Aside from national defence, the MNDF is also charged with overseeing the nation’s fire-fighters and coastguard.
Last week, Addu City Mayor Abdulla Sodig said the MNDF’s southern command had been “very supportive” during the last few years in helping to maintain water supplies to the region amidst concerns over shortages.
The President’s Office told Minivan News today that government commitments to strengthen the MNDF were actually an ongoing process put in place in 2008 to decentralise the military into four regional command structures.
The government also claimed that scrutiny of the role played by the military during February’s controversial transfer of power represented a “minority view” of the public at large.
President Waheed’s latest commitments to bolster the military were made during a speech delivered to graduates of the MNDF’s 57th basic training course.
The speech discussed the expansion of the military throughout the country with the establishment of four area commands designed to try and bring its services “closer to the people.”
Dr Waheed also talked of the three major principles he believed were the foundation of a “true soldier”: staying firm to Islamic principles, providing selfless national service and maintaining the rule of law, according to the President’s Office. To this end, the president urged soldiers during the graduation ceremony to stand by their oaths, “loyally and unwaveringly”.

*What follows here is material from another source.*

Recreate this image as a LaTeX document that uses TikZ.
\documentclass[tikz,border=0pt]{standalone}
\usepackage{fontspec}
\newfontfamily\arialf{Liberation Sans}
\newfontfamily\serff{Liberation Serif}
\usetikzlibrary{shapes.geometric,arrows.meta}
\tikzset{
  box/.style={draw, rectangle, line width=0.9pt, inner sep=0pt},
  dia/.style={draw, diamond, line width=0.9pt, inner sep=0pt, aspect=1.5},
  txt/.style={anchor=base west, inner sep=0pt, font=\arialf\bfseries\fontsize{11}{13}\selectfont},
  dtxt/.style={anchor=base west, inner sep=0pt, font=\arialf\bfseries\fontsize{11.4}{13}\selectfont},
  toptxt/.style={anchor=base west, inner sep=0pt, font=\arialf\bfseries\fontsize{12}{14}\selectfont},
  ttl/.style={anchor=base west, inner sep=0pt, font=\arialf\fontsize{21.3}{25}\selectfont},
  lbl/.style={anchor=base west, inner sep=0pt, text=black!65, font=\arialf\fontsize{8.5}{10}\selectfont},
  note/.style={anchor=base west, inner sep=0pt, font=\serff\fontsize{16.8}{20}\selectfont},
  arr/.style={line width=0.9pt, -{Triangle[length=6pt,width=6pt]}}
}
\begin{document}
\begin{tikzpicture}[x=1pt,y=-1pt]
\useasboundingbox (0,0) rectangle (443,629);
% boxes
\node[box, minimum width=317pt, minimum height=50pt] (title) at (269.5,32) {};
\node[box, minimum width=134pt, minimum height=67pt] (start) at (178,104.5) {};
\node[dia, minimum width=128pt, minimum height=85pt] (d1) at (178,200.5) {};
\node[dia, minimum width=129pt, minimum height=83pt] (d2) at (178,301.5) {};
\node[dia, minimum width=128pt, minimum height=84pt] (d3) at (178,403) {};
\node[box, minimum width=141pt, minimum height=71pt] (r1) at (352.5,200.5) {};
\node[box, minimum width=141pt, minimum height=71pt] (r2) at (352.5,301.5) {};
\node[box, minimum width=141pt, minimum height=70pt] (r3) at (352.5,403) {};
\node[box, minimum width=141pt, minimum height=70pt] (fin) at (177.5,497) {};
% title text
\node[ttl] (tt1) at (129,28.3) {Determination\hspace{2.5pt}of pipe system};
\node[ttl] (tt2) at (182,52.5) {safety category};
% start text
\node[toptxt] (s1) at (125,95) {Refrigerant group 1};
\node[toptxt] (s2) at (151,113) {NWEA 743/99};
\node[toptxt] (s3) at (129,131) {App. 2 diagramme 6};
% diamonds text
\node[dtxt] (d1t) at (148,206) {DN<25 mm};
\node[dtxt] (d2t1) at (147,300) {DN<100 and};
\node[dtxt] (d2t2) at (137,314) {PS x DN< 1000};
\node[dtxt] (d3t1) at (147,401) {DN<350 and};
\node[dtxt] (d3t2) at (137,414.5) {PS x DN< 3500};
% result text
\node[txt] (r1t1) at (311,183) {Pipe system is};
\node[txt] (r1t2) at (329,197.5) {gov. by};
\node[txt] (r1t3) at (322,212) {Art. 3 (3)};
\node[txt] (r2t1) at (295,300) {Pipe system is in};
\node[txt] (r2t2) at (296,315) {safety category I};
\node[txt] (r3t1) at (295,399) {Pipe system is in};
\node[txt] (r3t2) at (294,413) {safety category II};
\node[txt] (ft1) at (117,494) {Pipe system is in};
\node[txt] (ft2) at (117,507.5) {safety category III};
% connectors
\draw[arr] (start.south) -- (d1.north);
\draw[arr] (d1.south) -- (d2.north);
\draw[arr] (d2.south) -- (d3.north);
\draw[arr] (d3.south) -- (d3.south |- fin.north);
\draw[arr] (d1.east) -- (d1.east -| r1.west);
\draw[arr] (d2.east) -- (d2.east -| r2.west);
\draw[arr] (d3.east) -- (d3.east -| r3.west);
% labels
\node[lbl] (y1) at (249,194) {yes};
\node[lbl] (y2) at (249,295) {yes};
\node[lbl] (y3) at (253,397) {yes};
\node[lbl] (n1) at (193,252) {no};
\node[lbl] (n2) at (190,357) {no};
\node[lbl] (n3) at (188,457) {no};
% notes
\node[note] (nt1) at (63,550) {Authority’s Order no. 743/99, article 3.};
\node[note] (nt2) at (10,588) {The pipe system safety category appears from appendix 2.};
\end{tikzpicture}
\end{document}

President’s Office spokesperson Abbas Adil Riza said that the president’s comments were made in relation to an “ongoing process” of reforming the military started back in 2008.

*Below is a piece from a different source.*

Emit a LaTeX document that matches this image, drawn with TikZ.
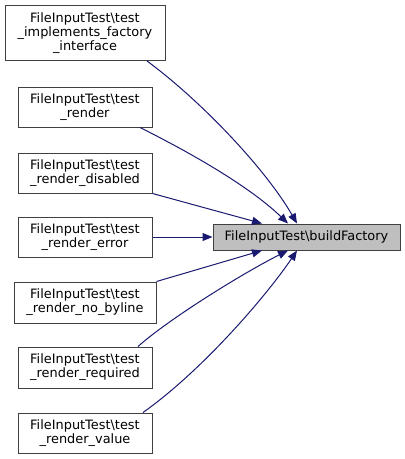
\documentclass[tikz,border=0pt]{standalone}
\usepackage{fontspec}
\setmainfont{DejaVu Sans}
\usetikzlibrary{arrows.meta,calc}
\definecolor{edgeblue}{HTML}{191970}
\definecolor{boxline}{HTML}{404040}
\definecolor{tfill}{HTML}{BFBFBF}
\begin{document}
\begin{tikzpicture}[x=1pt,y=-1pt,
  box/.style={draw=boxline, line width=1pt, fill=white, inner sep=0pt, align=center,
    font=\fontsize{12.9}{14}\selectfont},
  edge/.style={draw=edgeblue, line width=1pt, -{Triangle[length=10pt,width=8pt]}}]
\useasboundingbox (0,0) rectangle (405,459);
\node[box, minimum width=160pt, minimum height=55pt] (n1) at (85,33) {FileInputTest\textbackslash test\\\_implements\_factory\\\_interface};
\node[box, minimum width=134pt, minimum height=40pt] (n2) at (85,107) {FileInputTest\textbackslash test\\\_render};
\node[box, minimum width=134pt, minimum height=40pt] (n3) at (85,173) {FileInputTest\textbackslash test\\\_render\_disabled};
\node[box, minimum width=134pt, minimum height=40pt] (n4) at (85,237) {FileInputTest\textbackslash test\\\_render\_error};
\node[box, minimum width=142pt, minimum height=41pt] (n5) at (85,302.5) {FileInputTest\textbackslash test\\\_render\_no\_byline};
\node[box, minimum width=134pt, minimum height=41pt] (n6) at (85,367.5) {FileInputTest\textbackslash test\\\_render\_required};
\node[box, minimum width=134pt, minimum height=40pt] (n7) at (85,433) {FileInputTest\textbackslash test\\\_render\_value};
\node[box, fill=tfill, minimum width=187pt, minimum height=26pt] (t) at (306.5,237) {FileInputTest\textbackslash buildFactory};
\draw[edge] (n1.south -| 147,0) .. controls (200,100) and (265,168) .. (t.north -| 297,0);
\draw[edge] (n2.south -| 140,0) .. controls (175,145) and (245,182) .. (t.north -| 288,0);
\draw[edge] (n3.south east) -- (t.north -| 262,0);
\draw[edge] (n4.east) -- (t.west);
\draw[edge] (n5.north east) -- (t.south -| 262,0);
\draw[edge] (n6.north -| 138,0) .. controls (170,318) and (245,272) .. (t.south -| 288,0);
\draw[edge] (n7.north -| 143,0) .. controls (203,370) and (267,295) .. (t.south -| 297,0);
\end{tikzpicture}
\end{document}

“Under the constitution we have been implementing a process of decentralisation with these four commands, such as with the northern command and southern command. The president’s comments were based on these same commitments,” he said.
Last month however, former President Mohamed Nasheed criticised the present government of having “squandered” funds assigned for development and healthcare on direct payments to police and military officers.
“More than Rf 150 million (US$10 million) has been spent on police promotions. Another Rf 150 million (US$10 million) has been spent giving MNDF [Maldives National Defense Force] officers two years of allowances in a lump sum,” he said at the time.
“Another Rf 50 million (US$3.3 million) has been spent repairing the damage to police headquarters. It was the police officers who staged the coup who vandalised the place and threw chairs and computers from the building’s windows. When this money has been wasted, we cannot accept it when they say there is no money for [the Aasandha health scheme].”
However, Abbas rejected accusations that sections of the MNDF had helped overthrow the Nasheed government, claiming that soldiers acted as was required of them under the constitution.
“A minority may hold a particular view about the security forces, but the majority of the pubic maintain the belief that the MNDF are the defenders of our nation. There is not division within the public concerning the military’s role” he claimed. “President Waheed has yesterday continued to state that he will not be asking the MNDF to follow an unconstitutional orders.”